The CNSTAT study will examine the quality and utility of the pay data collected for 2017 and 2018. Although the study will be independently led by CNSTAT, the committee will assemble a panel of experts to conduct the study, consisting of subject matter experts in statistical and computational methods, survey research, economic, social, demographic and other related fields. The panel members will also be screened for potential conflicts of interest during the tenure of the study.
The panel members will hold public meetings for purposes of collecting information from stakeholders, conduct closed internal meetings for deliberation and recommendation purposes and issue a final report. The final report will undergo an independent review by the National Academies before its public release. The CNSTAT study began on July 1, 2020 and is expected to be complete by December 31, 2021.
CNSTAT is familiar with evaluating pay data for the EEOC. In 2012, CNSTAT issued a final report, Collecting Compensation Data from Employers, where it concluded that the collection of earnings data would be a significant undertaking for the EEOC and possibly burdensome on some employers.

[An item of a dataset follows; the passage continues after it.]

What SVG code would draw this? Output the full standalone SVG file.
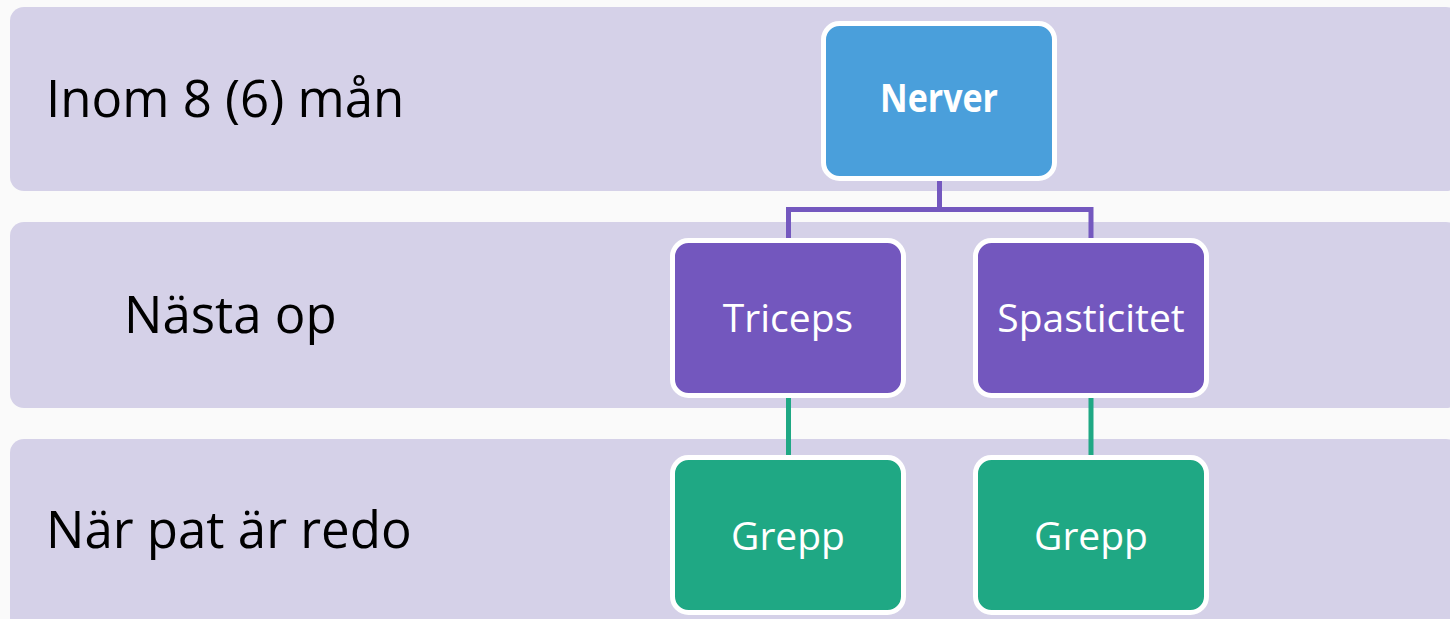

As previously reported, the EEOC decided not to seek renewed approval to collect pay data. The CNSTAT study, however, may signal consideration of future pay data collections. Also, employers should keep in mind that, in late 2018, the EEOC established the Office of Enterprise Data and Analytics (OEDA) which equips the agency’s investigators and enforcement officials with data and analytical tools. At Faegre Drinker, we will continue to monitor developments related to potential additional requirements for employers to provide Component 2 EEO-1 pay data.